══ DATA LINES

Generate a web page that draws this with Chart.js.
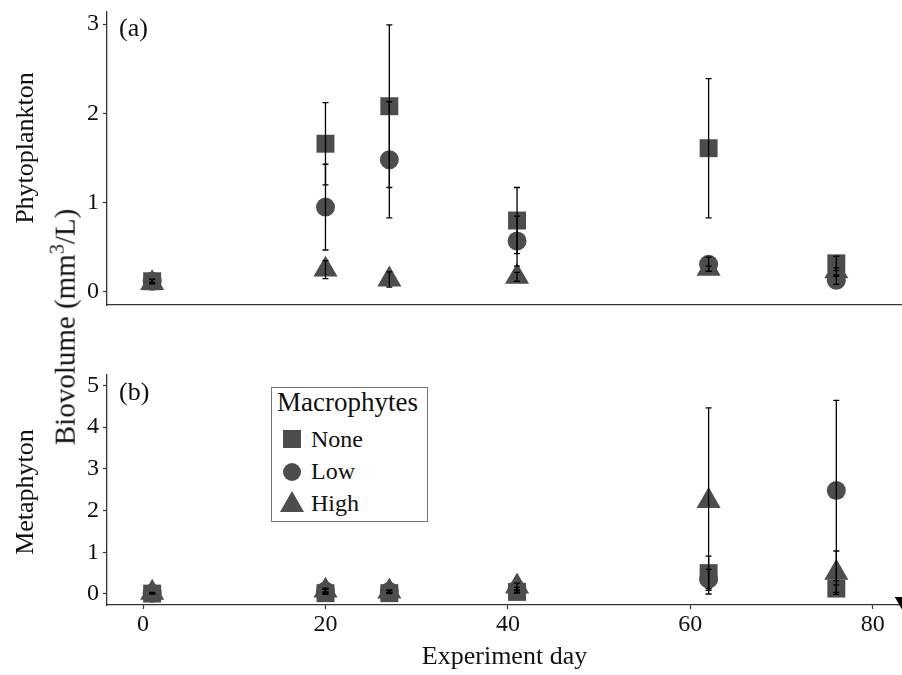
<!DOCTYPE html>
<html>
<head>
<meta charset="utf-8">
<script src="https://cdn.jsdelivr.net/npm/chart.js@4.4.1/dist/chart.umd.min.js"></script>
<style>
  body { margin: 0; background: #fff; font-family: "Liberation Serif", "Times New Roman", serif; color: #111; }
  #page { position: relative; width: 902px; height: 675px; overflow: hidden; }
  canvas { position: absolute; left: 0; }
  #topChart { top: 0; }
  #botChart { top: 320px; }
  .ylab { position: absolute; font-size: 26px; line-height: 1; white-space: nowrap; transform: translate(-50%, -50%) rotate(-90deg); }
  .tag { position: absolute; font-size: 26px; line-height: 1; }
  #legend { position: absolute; left: 271px; top: 387px; width: 157px; height: 135px; box-sizing: border-box; border: 1px solid #777; background: #fff; }
  #legend .t { position: absolute; left: 5px; top: 1px; font-size: 27px; line-height: 1; }
  #legend .it { position: absolute; left: 39px; font-size: 24px; line-height: 1; }
  #legend .sq { position: absolute; left: 11px; top: 42px; width: 18px; height: 18px; background: #4d4d4d; }
  #legend .ci { position: absolute; left: 11px; top: 75px; width: 18px; height: 18px; border-radius: 50%; background: #4d4d4d; }
  #legend .tr { position: absolute; left: 8px; top: 103px; width: 0; height: 0; border-left: 12px solid transparent; border-right: 12px solid transparent; border-bottom: 21px solid #4d4d4d; }
</style>
</head>
<body>
<div id="page">
  <canvas id="topChart" width="902" height="320"></canvas>
  <canvas id="botChart" width="902" height="355"></canvas>
  <div class="ylab" style="left:25px; top:148px;">Phytoplankton</div>
  <div class="ylab" style="left:25px; top:492px;">Metaphyton</div>
  <div class="ylab" style="left:63px; top:327px; font-size:29px;">Biovolume (mm<sup style="font-size:20px">3</sup>/L)</div>
  <div class="tag" style="left:119px; top:15px;">(a)</div>
  <div class="tag" style="left:119px; top:379px;">(b)</div>
  <div id="legend">
    <div class="t">Macrophytes</div>
    <div class="sq"></div><div class="it" style="top:39px;">None</div>
    <div class="ci"></div><div class="it" style="top:71px;">Low</div>
    <div class="tr"></div><div class="it" style="top:103px;">High</div>
  </div>
</div>
<script>
// sampling days
const days = [1, 20, 27, 41, 62, 76];
const xTicks = [0, 20, 40, 60, 80];

// (a) phytoplankton biovolume, mean and error
const phytoNone = [0.12, 1.66, 2.08, 0.80, 1.61, 0.32];
const phytoNoneErr = [0.02, 0.46, 0.91, 0.37, 0.78, 0.08];
const phytoLow = [0.12, 0.95, 1.48, 0.57, 0.31, 0.13];
const phytoLowErr = [0.02, 0.48, 0.65, 0.28, 0.08, 0.045];
const phytoHigh = [0.10, 0.25, 0.14, 0.17, 0.26, 0.23];
const phytoHighErr = [0.01, 0.10, 0.085, 0.05, 0.03, 0.04];
const phytoTicks = [0, 1, 2, 3];

// (b) metaphyton biovolume, mean and error
const metaNone = [0.01, 0.02, 0.02, 0.05, 0.50, 0.13];
const metaNoneErr = [0.01, 0.02, 0.01, 0.03, 0.41, 0.09];
const metaLow = [0.02, 0.07, 0.06, 0.10, 0.36, 2.48];
const metaLowErr = [0.01, 0.07, 0.04, 0.06, 0.23, 2.16];
const metaHigh = [0.03, 0.08, 0.06, 0.18, 2.23, 0.51];
const metaHighErr = [0.01, 0.03, 0.02, 0.08, 2.23, 0.52];
const metaTicks = [0, 1, 2, 3, 4, 5];

// stray marker at the right edge of panel (b)
const edgeDay = [83.26];
const edgeVal = [-0.18];

const serif = '"Liberation Serif", "Times New Roman", serif';
const fill = '#4d4d4d';
const axisCol = '#333';

const pts = (vals) => vals.map((v, i) => ({ x: days[i], y: v }));

const errorBars = {
    id: 'errorBars',
    afterDatasetsDraw(chart) {
        const { ctx, scales: { x, y } } = chart;
        ctx.save();
        ctx.strokeStyle = '#000';
        ctx.lineWidth = 1.3;
        chart.data.datasets.forEach(ds => {
            if (!ds.err) return;
            ds.data.forEach((p, i) => {
                const px = x.getPixelForValue(p.x);
                const hi = y.getPixelForValue(p.y + ds.err[i]);
                const lo = y.getPixelForValue(p.y - ds.err[i]);
                ctx.beginPath();
                ctx.moveTo(px, hi); ctx.lineTo(px, lo);
                ctx.moveTo(px - 3, hi); ctx.lineTo(px + 3, hi);
                ctx.moveTo(px - 3, lo); ctx.lineTo(px + 3, lo);
                ctx.stroke();
            });
        });
        ctx.restore();
    }
};

const series = (vals, err, style, r) => ({
    data: pts(vals),
    err: err,
    pointStyle: style,
    pointRadius: r,
    pointHoverRadius: r,
    backgroundColor: fill,
    borderColor: fill,
    borderWidth: 0,
    clip: false
});

function makeChart(id, sets, yMin, yMax, yTicks, bottomAxis, padTop) {
    return new Chart(document.getElementById(id), {
        type: 'scatter',
        data: { datasets: sets },
        options: {
            responsive: false,
            animation: false,
            events: [],
            layout: { autoPadding: false, padding: { top: padTop, right: 0, bottom: 0, left: 0 } },
            plugins: { legend: { display: false }, tooltip: { enabled: false } },
            scales: {
                x: {
                    type: 'linear', min: -3.95, max: 83.2,
                    afterBuildTicks: s => { s.ticks = xTicks.map(v => ({ value: v })); },
                    afterFit: s => {
                        s.height = bottomAxis ? 70 : 15;
                        s.paddingLeft = 0; s.paddingRight = 0;
                    },
                    grid: { drawOnChartArea: false, drawTicks: bottomAxis, tickLength: 4, tickColor: axisCol, tickWidth: 1.2 },
                    border: { display: true, color: axisCol, width: 1.3 },
                    ticks: { display: bottomAxis, color: '#111', padding: 1, maxRotation: 0, font: { family: serif, size: 24 } },
                    title: { display: bottomAxis, text: 'Experiment day', color: '#111', padding: { top: 0, bottom: 2 }, font: { family: serif, size: 26 } }
                },
                y: {
                    min: yMin, max: yMax,
                    afterBuildTicks: s => { s.ticks = yTicks.map(v => ({ value: v })); },
                    afterFit: s => {
                        s.width = 107;
                        s.paddingTop = 0; s.paddingBottom = 0;
                    },
                    grid: { drawOnChartArea: false, tickLength: 4, tickColor: axisCol, tickWidth: 1.2 },
                    border: { display: true, color: axisCol, width: 1.3 },
                    ticks: { color: '#111', padding: 4, font: { family: serif, size: 24 } }
                }
            }
        },
        plugins: [errorBars]
    });
}

makeChart('topChart', [
    series(phytoHigh, phytoHighErr, 'triangle', 13.9),
    series(phytoNone, phytoNoneErr, 'rect', 12.7),
    series(phytoLow, phytoLowErr, 'circle', 9.5)
], -0.146, 3.135, phytoTicks, false, 12);

const edgeMark = {
    data: edgeDay.map((d, i) => ({ x: d, y: edgeVal[i] })),
    pointStyle: 'triangle', rotation: 180, pointRadius: 9,
    backgroundColor: '#000', borderWidth: 0, clip: false
};

makeChart('botChart', [
    series(metaNone, metaNoneErr, 'rect', 12.7),
    series(metaLow, metaLowErr, 'circle', 9.5),
    series(metaHigh, metaHighErr, 'triangle', 13.9),
    edgeMark
], -0.264, 5.25, metaTicks, true, 55);
</script>
</body>
</html>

════

§ **TASK DIRECTIONS**:
Leave out the pictures and transcribe everything else exactly.

§ **WORKED ANSWER**:
Generate a web page that draws this with Chart.js.
<!DOCTYPE html>
<html>
<head>
<meta charset="utf-8">
<script src="https://cdn.jsdelivr.net/npm/chart.js@4.4.1/dist/chart.umd.min.js"></script>
<style>
  body { margin: 0; background: #fff; font-family: "Liberation Serif", "Times New Roman", serif; color: #111; }
  #page { position: relative; width: 902px; height: 675px; overflow: hidden; }
  canvas { position: absolute; left: 0; }
  #topChart { top: 0; }
  #botChart { top: 320px; }
  .ylab { position: absolute; font-size: 26px; line-height: 1; white-space: nowrap; transform: translate(-50%, -50%) rotate(-90deg); }
  .tag { position: absolute; font-size: 26px; line-height: 1; }
  #legend { position: absolute; left: 271px; top: 387px; width: 157px; height: 135px; box-sizing: border-box; border: 1px solid #777; background: #fff; }
  #legend .t { position: absolute; left: 5px; top: 1px; font-size: 27px; line-height: 1; }
  #legend .it { position: absolute; left: 39px; font-size: 24px; line-height: 1; }
  #legend .sq { position: absolute; left: 11px; top: 42px; width: 18px; height: 18px; background: #4d4d4d; }
  #legend .ci { position: absolute; left: 11px; top: 75px; width: 18px; height: 18px; border-radius: 50%; background: #4d4d4d; }
  #legend .tr { position: absolute; left: 8px; top: 103px; width: 0; height: 0; border-left: 12px solid transparent; border-right: 12px solid transparent; border-bottom: 21px solid #4d4d4d; }
</style>
</head>
<body>
<div id="page">
  <canvas id="topChart" width="902" height="320"></canvas>
  <canvas id="botChart" width="902" height="355"></canvas>
  <div class="ylab" style="left:25px; top:148px;">Phytoplankton</div>
  <div class="ylab" style="left:25px; top:492px;">Metaphyton</div>
  <div class="ylab" style="left:63px; top:327px; font-size:29px;">Biovolume (mm<sup style="font-size:20px">3</sup>/L)</div>
  <div class="tag" style="left:119px; top:15px;">(a)</div>
  <div class="tag" style="left:119px; top:379px;">(b)</div>
  <div id="legend">
    <div class="t">Macrophytes</div>
    <div class="sq"></div><div class="it" style="top:39px;">None</div>
    <div class="ci"></div><div class="it" style="top:71px;">Low</div>
    <div class="tr"></div><div class="it" style="top:103px;">High</div>
  </div>
</div>
<script>
// sampling days
const days = [1, 20, 27, 41, 62, 76];
const xTicks = [0, 20, 40, 60, 80];

// (a) phytoplankton biovolume, mean and error
const phytoNone = [0.12, 1.66, 2.08, 0.80, 1.61, 0.32];
const phytoNoneErr = [0.02, 0.46, 0.91, 0.37, 0.78, 0.08];
const phytoLow = [0.12, 0.95, 1.48, 0.57, 0.31, 0.13];
const phytoLowErr = [0.02, 0.48, 0.65, 0.28, 0.08, 0.045];
const phytoHigh = [0.10, 0.25, 0.14, 0.17, 0.26, 0.23];
const phytoHighErr = [0.01, 0.10, 0.085, 0.05, 0.03, 0.04];
const phytoTicks = [0, 1, 2, 3];

// (b) metaphyton biovolume, mean and error
const metaNone = [0.01, 0.02, 0.02, 0.05, 0.50, 0.13];
const metaNoneErr = [0.01, 0.02, 0.01, 0.03, 0.41, 0.09];
const metaLow = [0.02, 0.07, 0.06, 0.10, 0.36, 2.48];
const metaLowErr = [0.01, 0.07, 0.04, 0.06, 0.23, 2.16];
const metaHigh = [0.03, 0.08, 0.06, 0.18, 2.23, 0.51];
const metaHighErr = [0.01, 0.03, 0.02, 0.08, 2.23, 0.52];
const metaTicks = [0, 1, 2, 3, 4, 5];

// stray marker at the right edge of panel (b)
const edgeDay = [83.26];
const edgeVal = [-0.18];

const serif = '"Liberation Serif", "Times New Roman", serif';
const fill = '#4d4d4d';
const axisCol = '#333';

const pts = (vals) => vals.map((v, i) => ({ x: days[i], y: v }));

const errorBars = {
    id: 'errorBars',
    afterDatasetsDraw(chart) {
        const { ctx, scales: { x, y } } = chart;
        ctx.save();
        ctx.strokeStyle = '#000';
        ctx.lineWidth = 1.3;
        chart.data.datasets.forEach(ds => {
            if (!ds.err) return;
            ds.data.forEach((p, i) => {
                const px = x.getPixelForValue(p.x);
                const hi = y.getPixelForValue(p.y + ds.err[i]);
                const lo = y.getPixelForValue(p.y - ds.err[i]);
                ctx.beginPath();
                ctx.moveTo(px, hi); ctx.lineTo(px, lo);
                ctx.moveTo(px - 3, hi); ctx.lineTo(px + 3, hi);
                ctx.moveTo(px - 3, lo); ctx.lineTo(px + 3, lo);
                ctx.stroke();
            });
        });
        ctx.restore();
    }
};

const series = (vals, err, style, r) => ({
    data: pts(vals),
    err: err,
    pointStyle: style,
    pointRadius: r,
    pointHoverRadius: r,
    backgroundColor: fill,
    borderColor: fill,
    borderWidth: 0,
    clip: false
});

function makeChart(id, sets, yMin, yMax, yTicks, bottomAxis, padTop) {
    return new Chart(document.getElementById(id), {
        type: 'scatter',
        data: { datasets: sets },
        options: {
            responsive: false,
            animation: false,
            events: [],
            layout: { autoPadding: false, padding: { top: padTop, right: 0, bottom: 0, left: 0 } },
            plugins: { legend: { display: false }, tooltip: { enabled: false } },
            scales: {
                x: {
                    type: 'linear', min: -3.95, max: 83.2,
                    afterBuildTicks: s => { s.ticks = xTicks.map(v => ({ value: v })); },
                    afterFit: s => {
                        s.height = bottomAxis ? 70 : 15;
                        s.paddingLeft = 0; s.paddingRight = 0;
                    },
                    grid: { drawOnChartArea: false, drawTicks: bottomAxis, tickLength: 4, tickColor: axisCol, tickWidth: 1.2 },
                    border: { display: true, color: axisCol, width: 1.3 },
                    ticks: { display: bottomAxis, color: '#111', padding: 1, maxRotation: 0, font: { family: serif, size: 24 } },
                    title: { display: bottomAxis, text: 'Experiment day', color: '#111', padding: { top: 0, bottom: 2 }, font: { family: serif, size: 26 } }
                },
                y: {
                    min: yMin, max: yMax,
                    afterBuildTicks: s => { s.ticks = yTicks.map(v => ({ value: v })); },
                    afterFit: s => {
                        s.width = 107;
                        s.paddingTop = 0; s.paddingBottom = 0;
                    },
                    grid: { drawOnChartArea: false, tickLength: 4, tickColor: axisCol, tickWidth: 1.2 },
                    border: { display: true, color: axisCol, width: 1.3 },
                    ticks: { color: '#111', padding: 4, font: { family: serif, size: 24 } }
                }
            }
        },
        plugins: [errorBars]
    });
}

makeChart('topChart', [
    series(phytoHigh, phytoHighErr, 'triangle', 13.9),
    series(phytoNone, phytoNoneErr, 'rect', 12.7),
    series(phytoLow, phytoLowErr, 'circle', 9.5)
], -0.146, 3.135, phytoTicks, false, 12);

const edgeMark = {
    data: edgeDay.map((d, i) => ({ x: d, y: edgeVal[i] })),
    pointStyle: 'triangle', rotation: 180, pointRadius: 9,
    backgroundColor: '#000', borderWidth: 0, clip: false
};

makeChart('botChart', [
    series(metaNone, metaNoneErr, 'rect', 12.7),
    series(metaLow, metaLowErr, 'circle', 9.5),
    series(metaHigh, metaHighErr, 'triangle', 13.9),
    edgeMark
], -0.264, 5.25, metaTicks, true, 55);
</script>
</body>
</html>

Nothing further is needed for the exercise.